WORK TO COMPLETE:
Write every line out verbatim and omit the pictures.

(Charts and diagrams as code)
****************************************
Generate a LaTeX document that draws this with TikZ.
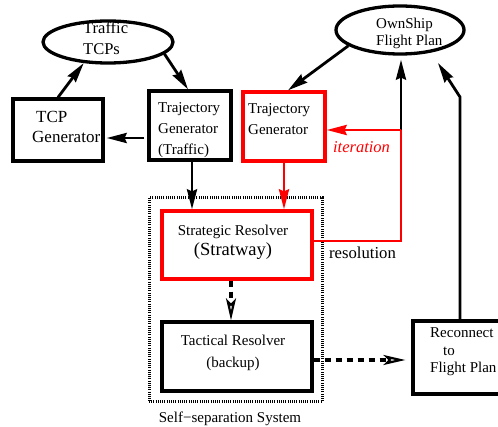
\documentclass[tikz,border=0pt]{standalone}
\usepackage{fontspec}
\setmainfont{Liberation Serif}
\usetikzlibrary{shapes.geometric,arrows.meta,calc}
\newcommand\fsz[2]{\fontsize{#1}{#2}\selectfont}
\begin{document}
\begin{tikzpicture}[x=1pt,y=-1pt,
  box/.style={draw, line width=3.3pt, inner sep=0pt},
  redbox/.style={box, draw=red},
  ell/.style={ellipse, draw, line width=3.3pt, inner sep=0pt},
  txt/.style={inner sep=0pt, align=left},
  arr/.style={line width=2.8pt, -{Stealth[length=20pt,width=10pt,inset=2pt]}},
  redarr/.style={arr, draw=red, fill=red},
  redline/.style={line width=2.8pt, draw=red},
  darr/.style={line width=3.3pt, dash pattern=on 6.5pt off 4.5pt, -{Stealth[open,length=22pt,width=10pt,inset=5pt,line width=2.2pt]}},
  frame/.style={draw, line width=3pt, dash pattern=on 1pt off 1.2pt}
]
\useasboundingbox (0,0) rectangle (498,427);
\clip (0,0) rectangle (498,427);

% ellipses
\node[ell, minimum width=130pt, minimum height=42pt] (tcps) at (108,42) {};
\node[txt, anchor=west, font=\fsz{16.5}{21}] (tcpst) at (83,38.5) {Traffic\\TCPs};
\node[ell, minimum width=128pt, minimum height=48pt] (ownship) at (400,30) {};
\node[txt, anchor=west, font=\fsz{15}{17}] (ownshipt) at (376,33.5) {OwnShip\\Flight Plan};

% boxes
\node[box, minimum width=90pt, minimum height=62pt] (tcpgen) at (58,130) {};
\node[txt, anchor=west, font=\fsz{17}{20}] (tcpgent) at (32,127) {\hspace*{4pt}TCP\\Generator};

\node[box, minimum width=82pt, minimum height=69pt] (trajT) at (190,125.5) {};
\node[txt, anchor=west, font=\fsz{15}{21}] (trajTt) at (158,130) {Trajectory\\Generator\\(Traffic)};

\node[redbox, minimum width=82pt, minimum height=69pt] (trajO) at (284,126.5) {};
\node[txt, anchor=west, font=\fsz{15}{21}] (trajOt) at (248,119.5) {Trajectory\\Generator};

\node[frame, minimum width=173pt, minimum height=204pt, inner sep=0pt] (sss) at (235.5,300) {};
\node[inner sep=0pt, font=\fsz{15}{18}] (ssst) at (230,419) {Self−separation System};

\node[redbox, minimum width=150pt, minimum height=68pt] (strat) at (237,245) {};
\node[inner sep=0pt, align=center, font=\fsz{15}{20}] (stratt) at (233,242) {Strategic Resolver\\{\fsz{18.5}{21}(Stratway)}};

\node[box, minimum width=150pt, minimum height=69pt] (tact) at (237,356.5) {};
\node[inner sep=0pt, align=center, font=\fsz{15}{22}] (tactt) at (233,353) {Tactical Resolver\\(backup)};

\node[box, minimum width=95pt, minimum height=73pt] (reconn) at (460.5,357.5) {};
\node[txt, anchor=west, font=\fsz{15}{17.5}] (reconnt) at (430,352) {Reconnect\\\hspace*{13pt}to\\Flight Plan};

% labels
\node[inner sep=0pt, text=red, font=\fsz{16.5}{18}\itshape] (iter) at (361.5,147) {iteration};
\node[inner sep=0pt, font=\fsz{16.7}{18}] (resol) at (362.5,253) {resolution};

% helper coordinates
\coordinate (j1) at (401,130);
\coordinate (j2) at (401,241);
\coordinate (k1) at (460,97);
\coordinate (fpin) at (438,63);
\coordinate (a1) at ($(trajT.west)+(-3,12.5)$);
\coordinate (a2) at ($(trajT.south)+(2,0)$);
\coordinate (a3) at ($(trajO.north)+(4,0)$);
\coordinate (d0) at ($(strat.south)+(-6,0)$);
\coordinate (d1) at ($(tact.east)+(0,3.5)$);

% connectors
\draw[arr] (tcpgen.north) -- (tcps.221);
\draw[arr] (tcps.348) -- ($(trajT.north)+(-2,0)$);
\draw[arr, shorten >=2pt] (a1) -- (a1 -| tcpgen.east);
\draw[arr] (a2) -- (a2 |- strat.north);
\draw[arr] (ownship.197) -- (a3);
\draw[arr, shorten >=4pt] (j1) -- (j1 |- ownship.south);
\draw[redarr] (j1) -- (j1 -| trajO.east);
\draw[redline] (strat.east |- j2) -- (j2) -- (j1);
\draw[redarr] (trajO.south) -- (trajO.south |- strat.north);
\draw[darr] (d0) -- (d0 |- tact.north);
\draw[darr, shorten >=6pt] (d1) -- (d1 -| reconn.west);
\draw[arr] (reconn.north -| k1) -- (k1) -- (fpin);
\end{tikzpicture}
\end{document}
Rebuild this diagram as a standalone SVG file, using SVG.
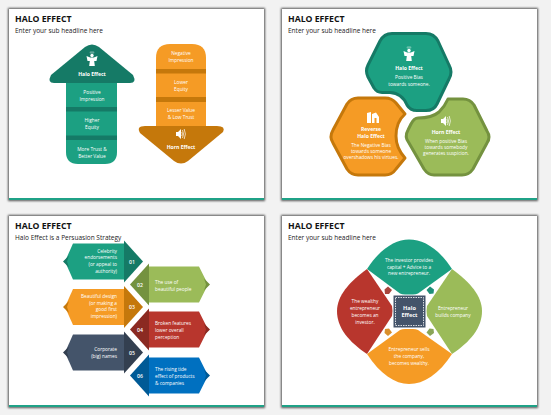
****************************************
WRITTEN REPLY:
Generate a LaTeX document that draws this with TikZ.
\documentclass[tikz,border=0pt]{standalone}
\usepackage{fontspec}
\setmainfont{Liberation Serif}
\usetikzlibrary{shapes.geometric,arrows.meta,calc}
\newcommand\fsz[2]{\fontsize{#1}{#2}\selectfont}
\begin{document}
\begin{tikzpicture}[x=1pt,y=-1pt,
  box/.style={draw, line width=3.3pt, inner sep=0pt},
  redbox/.style={box, draw=red},
  ell/.style={ellipse, draw, line width=3.3pt, inner sep=0pt},
  txt/.style={inner sep=0pt, align=left},
  arr/.style={line width=2.8pt, -{Stealth[length=20pt,width=10pt,inset=2pt]}},
  redarr/.style={arr, draw=red, fill=red},
  redline/.style={line width=2.8pt, draw=red},
  darr/.style={line width=3.3pt, dash pattern=on 6.5pt off 4.5pt, -{Stealth[open,length=22pt,width=10pt,inset=5pt,line width=2.2pt]}},
  frame/.style={draw, line width=3pt, dash pattern=on 1pt off 1.2pt}
]
\useasboundingbox (0,0) rectangle (498,427);
\clip (0,0) rectangle (498,427);

% ellipses
\node[ell, minimum width=130pt, minimum height=42pt] (tcps) at (108,42) {};
\node[txt, anchor=west, font=\fsz{16.5}{21}] (tcpst) at (83,38.5) {Traffic\\TCPs};
\node[ell, minimum width=128pt, minimum height=48pt] (ownship) at (400,30) {};
\node[txt, anchor=west, font=\fsz{15}{17}] (ownshipt) at (376,33.5) {OwnShip\\Flight Plan};

% boxes
\node[box, minimum width=90pt, minimum height=62pt] (tcpgen) at (58,130) {};
\node[txt, anchor=west, font=\fsz{17}{20}] (tcpgent) at (32,127) {\hspace*{4pt}TCP\\Generator};

\node[box, minimum width=82pt, minimum height=69pt] (trajT) at (190,125.5) {};
\node[txt, anchor=west, font=\fsz{15}{21}] (trajTt) at (158,130) {Trajectory\\Generator\\(Traffic)};

\node[redbox, minimum width=82pt, minimum height=69pt] (trajO) at (284,126.5) {};
\node[txt, anchor=west, font=\fsz{15}{21}] (trajOt) at (248,119.5) {Trajectory\\Generator};

\node[frame, minimum width=173pt, minimum height=204pt, inner sep=0pt] (sss) at (235.5,300) {};
\node[inner sep=0pt, font=\fsz{15}{18}] (ssst) at (230,419) {Self−separation System};

\node[redbox, minimum width=150pt, minimum height=68pt] (strat) at (237,245) {};
\node[inner sep=0pt, align=center, font=\fsz{15}{20}] (stratt) at (233,242) {Strategic Resolver\\{\fsz{18.5}{21}(Stratway)}};

\node[box, minimum width=150pt, minimum height=69pt] (tact) at (237,356.5) {};
\node[inner sep=0pt, align=center, font=\fsz{15}{22}] (tactt) at (233,353) {Tactical Resolver\\(backup)};

\node[box, minimum width=95pt, minimum height=73pt] (reconn) at (460.5,357.5) {};
\node[txt, anchor=west, font=\fsz{15}{17.5}] (reconnt) at (430,352) {Reconnect\\\hspace*{13pt}to\\Flight Plan};

% labels
\node[inner sep=0pt, text=red, font=\fsz{16.5}{18}\itshape] (iter) at (361.5,147) {iteration};
\node[inner sep=0pt, font=\fsz{16.7}{18}] (resol) at (362.5,253) {resolution};

% helper coordinates
\coordinate (j1) at (401,130);
\coordinate (j2) at (401,241);
\coordinate (k1) at (460,97);
\coordinate (fpin) at (438,63);
\coordinate (a1) at ($(trajT.west)+(-3,12.5)$);
\coordinate (a2) at ($(trajT.south)+(2,0)$);
\coordinate (a3) at ($(trajO.north)+(4,0)$);
\coordinate (d0) at ($(strat.south)+(-6,0)$);
\coordinate (d1) at ($(tact.east)+(0,3.5)$);

% connectors
\draw[arr] (tcpgen.north) -- (tcps.221);
\draw[arr] (tcps.348) -- ($(trajT.north)+(-2,0)$);
\draw[arr, shorten >=2pt] (a1) -- (a1 -| tcpgen.east);
\draw[arr] (a2) -- (a2 |- strat.north);
\draw[arr] (ownship.197) -- (a3);
\draw[arr, shorten >=4pt] (j1) -- (j1 |- ownship.south);
\draw[redarr] (j1) -- (j1 -| trajO.east);
\draw[redline] (strat.east |- j2) -- (j2) -- (j1);
\draw[redarr] (trajO.south) -- (trajO.south |- strat.north);
\draw[darr] (d0) -- (d0 |- tact.north);
\draw[darr, shorten >=6pt] (d1) -- (d1 -| reconn.west);
\draw[arr] (reconn.north -| k1) -- (k1) -- (fpin);
\end{tikzpicture}
\end{document}
Rebuild this diagram as a standalone SVG file, using SVG.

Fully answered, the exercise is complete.